In some cases, some of the newer varieties can create problems of their own for grounds managers who are not ready to maintain them. "The two grasses commanding a lot of attention in our world now are TifTuf and Tahoma 31, and they're both going to add to our repertoire for cold-tolerant high-quality Bermuda grasses," said Mike Goatley Jr., professor and extension turfgrass specialist at Virginia Tech University. "And my caveat is always, can you maintain them? Because those are grasses that are going to require a lot of mowing to keep up."

At the University of Mississippi, Director of Landscape Services Jeff McManus, a CGM and ISA Certified Arborist, has focused on increasing sustainability in part by reducing the mowing that needs to be done on campus.

As recreation managers work to continually improve their operations, grounds management is providing a fertile opportunity for reduced costs and better performance.

According to McManus, this was done both by reducing mowing frequency and by taking some high-traffic areas for turf out of play by replacing them with mulch or pine straw. "It used to take us 10 full days to mow, and we've lowered it down to four days, which is absolutely incredible," McManus said.

Another tactic McManus and others are using for reducing mowing and maintenance concerns is using native plantings where appropriate.

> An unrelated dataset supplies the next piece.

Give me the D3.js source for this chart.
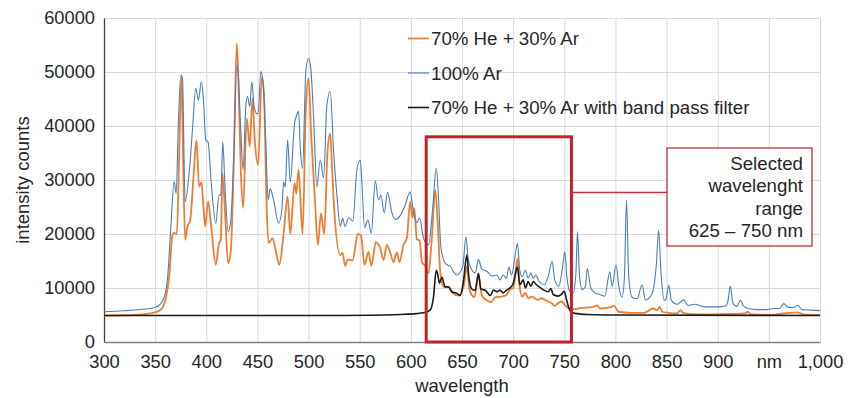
<!DOCTYPE html>
<html>
<head>
<meta charset="utf-8">
<script src="https://cdn.jsdelivr.net/npm/d3@7"></script>
<style>
  html, body { margin: 0; padding: 0; background: #fff; }
  svg { display: block; font-family: "Liberation Sans", Arial, sans-serif; }
</style>
</head>
<body>
<div id="chart"></div>
<script>
// 100% Ar
const arWl = [300, 320, 340, 350, 355, 359, 362, 365, 368.6, 370.5, 372.8, 375.1, 376.7, 379.3, 383.2, 386.5, 389.7, 392.3, 395.2, 397.2,
  399.5, 401.8, 404.4, 409.3, 412.5, 414.2, 416.1, 418.1, 421.4, 424, 427.2, 429.8, 431.1, 433.7, 436, 438.6, 440.3, 442.5, 444.5, 446.8,
  449.4, 450.7, 453.3, 455.3, 458.2, 460.5, 462.5, 465.8, 470.7, 473.9, 475.6, 477.2, 479.5, 482.1, 486.3, 488, 490.2, 491.9, 494.1, 497.4,
  500, 502, 504.9, 508.1, 511.4, 514.7, 517.9, 521.2, 524.4, 527.7, 531, 533.2, 535.8, 539.1, 543.3, 547.2, 550.5, 552.1, 554.7, 558,
  561.3, 565.2, 568.4, 570.7, 574, 577.2, 581.4, 584.7, 589.6, 594.5, 599.3, 602.6, 605.9, 608.5, 612.4, 617.3, 621.5, 624.8, 627, 629.3,
  633.6, 638.4, 644.9, 650.8, 653.8, 656, 658, 662.9, 666.1, 669.4, 674.3, 679.2, 684.1, 687, 690.2, 693.5, 695.8, 698.4, 702.3, 704.2,
  706.5, 708.8, 712, 714.7, 717.3, 719.6, 722.2, 725.4, 730.3, 734.2, 738.1, 740.7, 744.6, 747.9, 750.5, 752.5, 755.4, 758.7, 761.3, 762.9,
  764.8, 767.4, 770.7, 772.5, 775.9, 779.8, 784.7, 789.6, 794.5, 796.8, 800.6, 803.3, 806.5, 808.8, 810.8, 813, 816.3, 821.2, 826.1, 829.3,
  835.8, 840.1, 842.2, 844.6, 847.9, 849.9, 852.1, 854.7, 860.3, 866.8, 870.7, 878.2, 884.7, 892.9, 902.6, 908, 910.1, 912.2, 915, 918.9,
  922.2, 924.8, 929.4, 938.5, 948.3, 954.8, 960.6, 964.5, 968.4, 973.7, 978.2, 982.5, 990.6, 1000];
const arI = [5600, 5800, 6100, 6400, 7000, 8400, 11500, 20100, 29700, 27500, 41100, 49400, 48900, 26000, 31200, 39300, 47000, 44800, 48200, 44800,
  37400, 37000, 30600, 22000, 27200, 27200, 37100, 29600, 20400, 22600, 36200, 51300, 50000, 39300, 31900, 43600, 45500, 43600, 48200, 43600,
  42300, 42300, 50100, 48500, 36900, 26300, 28400, 26300, 22000, 24500, 29600, 28700, 37400, 29600, 40500, 41800, 42700, 36000, 32200, 50400,
  52500, 51000, 41700, 28700, 33700, 30400, 43900, 46400, 35600, 27200, 21400, 22900, 21400, 23000, 22400, 31900, 33700, 29600, 21200, 22600,
  20100, 29800, 26300, 27200, 23900, 27700, 24000, 22700, 23400, 25400, 27800, 24000, 22100, 23000, 19200, 18000, 25100, 32200, 26800, 17600,
  14600, 14000, 12400, 14000, 19500, 15500, 14000, 12800, 15300, 13500, 13100, 12200, 12400, 11500, 12400, 11800, 13900, 12400, 16400, 18300,
  13300, 12100, 13300, 11800, 12800, 11800, 12400, 11200, 10600, 12100, 14900, 11500, 10300, 13300, 16700, 12100, 9400, 9100, 12500, 20400,
  12500, 9700, 10300, 13600, 10000, 9100, 8800, 8500, 13000, 10300, 14300, 10300, 8300, 12000, 26300, 12000, 8300, 8000, 10600, 7800,
  9000, 14600, 20700, 12700, 7700, 8300, 10500, 7700, 7000, 7800, 6800, 7000, 6600, 6500, 6500, 6700, 7700, 10300, 7100, 6600,
  7700, 6800, 6200, 6000, 6000, 6200, 6200, 7100, 6500, 6400, 6800, 6000, 5900, 5800];

// 70% He + 30% Ar
const heArWl = [300, 330, 345, 355, 360.4, 363.7, 366.9, 368.6, 371.2, 373.5, 375.8, 377, 379.3, 381.6, 384.2, 387.5, 390.4, 393, 395.3, 397.2,
  398.9, 401.8, 405, 409.3, 412.5, 414.2, 415.8, 418.1, 421.4, 424, 426.6, 429.8, 431.1, 433.7, 436, 439.6, 442.5, 445.1, 447.4, 450.7,
  454.3, 456.5, 458.8, 460.8, 464.8, 468.1, 471.3, 475.6, 479.5, 482.1, 486.3, 488, 490.2, 494.1, 497.4, 500, 502.6, 505.9, 509.1, 512.1,
  515.3, 518.6, 521.2, 522.8, 525.1, 531, 533.2, 535.8, 538.5, 543, 548.2, 551.2, 554.7, 558.6, 561.3, 565.8, 570, 573.3, 576.5, 579.8,
  583, 586.3, 588.9, 592.8, 596.1, 599.3, 601.6, 603.3, 605.9, 608.5, 610.8, 614, 617.3, 620.5, 623.8, 626.1, 628.7, 632, 636.8, 641.1,
  646.6, 651.5, 654.7, 657.4, 662.2, 666.1, 669.4, 674.3, 678.5, 682.4, 688.6, 693.5, 696.7, 700, 702.3, 704.2, 706.5, 708.8, 712, 714.7,
  718, 721.2, 724.4, 727.7, 731, 734.2, 737.5, 740.7, 744, 747.2, 750.5, 753.8, 757.7, 766.8, 778.2, 782.4, 784.7, 794.5, 798.7, 803,
  814.7, 827.7, 836.8, 840.7, 843.3, 845.6, 852.1, 860.3, 863.5, 866.1, 879.8, 912.4, 927, 929.4, 932, 951.5, 964.5, 977.5, 984.1, 1000];
const heArI = [4900, 5000, 5300, 5900, 8100, 12100, 19800, 20200, 20000, 34900, 49400, 38000, 18900, 21400, 22500, 30600, 37400, 28800, 29600, 25100,
  21400, 26000, 21000, 14300, 18300, 18900, 31200, 24800, 14600, 17000, 31200, 55300, 50400, 31900, 24800, 41400, 36200, 45100, 37400, 32800,
  49100, 45700, 26300, 18300, 19200, 16700, 14300, 20000, 26900, 20000, 29400, 27500, 31900, 20000, 43600, 48800, 38100, 27500, 18000, 23800,
  20000, 35600, 38600, 33000, 24400, 16100, 16500, 14100, 15300, 15100, 20000, 19700, 14300, 16700, 14100, 18500, 17400, 15200, 18000, 16600,
  14800, 16600, 14800, 18000, 19200, 26000, 23000, 24800, 19000, 18800, 14800, 14100, 12800, 19200, 28100, 22700, 13100, 10200, 10200, 9000,
  8600, 10200, 14000, 9600, 8300, 12400, 8600, 7700, 7400, 8300, 8400, 8700, 9700, 10000, 12700, 15500, 10100, 8400, 9100, 8100,
  8400, 8100, 7800, 8100, 7800, 7500, 7200, 6700, 7200, 7500, 6900, 6300, 6050, 6300, 6500, 6800, 6200, 6400, 6700, 5600,
  5400, 5400, 6200, 5900, 6500, 5600, 5400, 5300, 5900, 5400, 5100, 5200, 5300, 5600, 5100, 5000, 5300, 5500, 5100, 5000];

// 70% He + 30% Ar with band pass filter
const filterWl = [300, 500, 560, 590, 605, 612.4, 618.9, 622.2, 624.8, 626.1, 628, 630.3, 633.6, 636.8, 640.1, 645, 648.2, 651.5, 654.7, 656.7,
  659.6, 662.9, 666.1, 668.4, 672.7, 677.6, 680.8, 684.7, 687, 690.2, 693.5, 696.7, 700, 702.3, 704.2, 706.5, 709.8, 712, 714.7, 717.3,
  719.6, 722.8, 725.4, 729.3, 734.2, 737, 739.1, 744, 747.2, 749.9, 752.1, 755.4, 760.3, 773.3, 800, 1000];
const filterI = [4900, 4900, 4950, 5100, 5250, 5400, 5900, 8400, 13300, 12700, 10900, 12000, 10200, 10200, 9300, 9000, 8600, 11400, 16100, 12000,
  9800, 9600, 12700, 9800, 9600, 8600, 9600, 9300, 9600, 9100, 9600, 10000, 10800, 12700, 13900, 10600, 11500, 10000, 11200, 10300,
  11200, 10600, 10200, 9700, 9300, 9900, 8800, 8500, 8800, 9400, 7900, 5900, 5300, 5100, 5000, 4900];

const xTicks = [300, 350, 400, 450, 500, 550, 600, 650, 700, 750, 800, 850, 900, 950, 1000];
const xTickLabels = ["300", "350", "400", "450", "500", "550", "600", "650", "700", "750", "800", "850", "900", "nm", "1,000"];
const yTicks = [0, 10000, 20000, 30000, 40000, 50000, 60000];

const seriesNames = ["70% He + 30% Ar", "100% Ar", "70% He + 30% Ar with band pass filter"];
const calloutLines = ["Selected", "wavelenght", "range", "625 \u2013 750 nm"];
// selected band: wavelength range and box height (intensity)
const bandWl = [615, 757];
const bandTop = 38000;

const width = 858;
const height = 398;
const margin = { top: 18, right: 38, bottom: 56, left: 104 };

const svg = d3
  .select("#chart")
  .append("svg")
  .attr("width", width)
  .attr("height", height);

const x = d3.scaleLinear().domain([300, 1000]).range([margin.left, width - margin.right]);
const y = d3.scaleLinear().domain([0, 60000]).range([height - margin.bottom, margin.top]);

// gridlines
svg
  .append("g")
  .attr("stroke", "#d9d9d9")
  .attr("stroke-width", 1)
  .call((g) =>
    g.selectAll("line.v")
      .data(xTicks.slice(1))
      .join("line")
      .attr("x1", (d) => x(d) + 0.5)
      .attr("x2", (d) => x(d) + 0.5)
      .attr("y1", y(60000))
      .attr("y2", y(0))
  )
  .call((g) =>
    g.selectAll("line.h")
      .data(yTicks.slice(1))
      .join("line")
      .attr("x1", x(300))
      .attr("x2", x(1000))
      .attr("y1", (d) => y(d) + 0.5)
      .attr("y2", (d) => y(d) + 0.5)
  );

// axes
const xAxis = d3
  .axisBottom(x)
  .tickValues(xTicks)
  .tickSize(0)
  .tickPadding(13)
  .tickFormat((d, i) => xTickLabels[i]);

const yAxis = d3.axisLeft(y).tickValues(yTicks).tickSize(0).tickPadding(9).tickFormat(d3.format("d"));

svg
  .append("g")
  .attr("transform", `translate(0,${y(0)})`)
  .call(xAxis)
  .call((g) => g.select(".domain").attr("stroke", "#808080").attr("stroke-width", 1.5))
  .call((g) => g.selectAll("text").attr("font-size", 18.3).attr("fill", "#262626").attr("font-family", null));

svg
  .append("g")
  .attr("transform", `translate(${x(300)},0)`)
  .call(yAxis)
  .call((g) => g.select(".domain").attr("stroke", "#404040").attr("stroke-width", 1.3))
  .call((g) => g.selectAll("text").attr("font-size", 18.3).attr("fill", "#262626").attr("font-family", null));

svg
  .append("text")
  .attr("transform", `translate(29,${(y(0) + y(60000)) / 2}) rotate(-90)`)
  .attr("text-anchor", "middle")
  .attr("font-size", 18.5)
  .attr("fill", "#262626")
  .text("intensity counts");

svg
  .append("text")
  .attr("x", (x(300) + x(1000)) / 2)
  .attr("y", 392)
  .attr("text-anchor", "middle")
  .attr("font-size", 18.5)
  .attr("fill", "#262626")
  .text("wavelength");

// spectra
const series = [
  { name: seriesNames[0], wl: heArWl, val: heArI, color: "#ed7d31", width: 1.8 },
  { name: seriesNames[1], wl: arWl, val: arI, color: "#4a7ebb", width: 1.1 },
  { name: seriesNames[2], wl: filterWl, val: filterI, color: "#1a1a1a", width: 1.6 },
];

const line = d3
  .line()
  .x((d) => x(d[0]))
  .y((d) => y(d[1]))
  .curve(d3.curveMonotoneX);

svg
  .append("g")
  .attr("fill", "none")
  .selectAll("path")
  .data(series)
  .join("path")
  .attr("stroke", (d) => d.color)
  .attr("stroke-width", (d) => d.width)
  .attr("stroke-linejoin", "round")
  .attr("d", (d) => line(d.wl.map((w, i) => [w, d.val[i]])));

// legend
const legend = svg
  .append("g")
  .selectAll("g")
  .data(series)
  .join("g")
  .attr("transform", (d, i) => `translate(408,${38.5 + i * 34.5})`);

legend
  .append("line")
  .attr("x1", 0)
  .attr("x2", 21)
  .attr("stroke", (d) => d.color)
  .attr("stroke-width", (d) => d.width);

legend
  .append("text")
  .attr("x", 23)
  .attr("dy", "0.35em")
  .attr("font-size", 18.7)
  .attr("fill", "#262626")
  .text((d) => d.name);

// selected band box + callout
const red = "#c0232b";
svg
  .append("rect")
  .attr("x", x(bandWl[0]))
  .attr("y", y(bandTop))
  .attr("width", x(bandWl[1]) - x(bandWl[0]))
  .attr("height", y(0) - y(bandTop))
  .attr("fill", "none")
  .attr("stroke", red)
  .attr("stroke-width", 3);

const callout = { x: 667, y: 148, w: 145, h: 98 };

svg
  .append("line")
  .attr("x1", x(bandWl[1]))
  .attr("x2", callout.x)
  .attr("y1", 192.5)
  .attr("y2", 192.5)
  .attr("stroke", "#c4313a")
  .attr("stroke-width", 1.3);

svg
  .append("rect")
  .attr("x", callout.x)
  .attr("y", callout.y)
  .attr("width", callout.w)
  .attr("height", callout.h)
  .attr("fill", "#fff")
  .attr("stroke", "#c4313a")
  .attr("stroke-width", 1.3);

svg
  .append("g")
  .selectAll("text")
  .data(calloutLines)
  .join("text")
  .attr("x", callout.x + callout.w - 9)
  .attr("y", (d, i) => 170 + i * 22.3)
  .attr("text-anchor", "end")
  .attr("font-size", 18.7)
  .attr("fill", "#262626")
  .text((d) => d);
</script>
</body>
</html>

But Goatley cautions that opting for natives and wildflowers does require inputs on the front end.

"I tell people, if you need to use pesticides for suppression of weeds and invasives when you establish these things, you shouldn't have to apologize. Because your long-term goal is to step away from these things and to not use a lot of synthetic chemistry," Goatley said. "If you don't at first, though, you're going to be in for a big-time disappointment because there's a lot of weed seed that will get a jump on all of that expensive wildflower pollinator-type plant."

Over time, these choices can increase the overall numbers of pollinators and wildlife in general in park spaces. According to Goatley, an underutilized resource that can help in this effort—often at no cost to recreation departments—is your local birding society.

"I've been blown away by how cooperative our Virginia Bluebird Society is," Goatley said. In his work with the local group, the society has installed the boxes where they should be based on bluebird habitat, they maintain the boxes, collect all the data on what birds are nesting in the boxes, and also clean the boxes. The collaboration helps reinforce to the public the natural benefits of these park spaces, while the influx of birds also helps with insect control.

"It's a slow battle to get people to understand that it's not going to cost you anything other than to give these people the opportunity to put these birdhouses in if you work with these people," Goatley said, "It's low-hanging fruit, and I think it's definitely something to explore."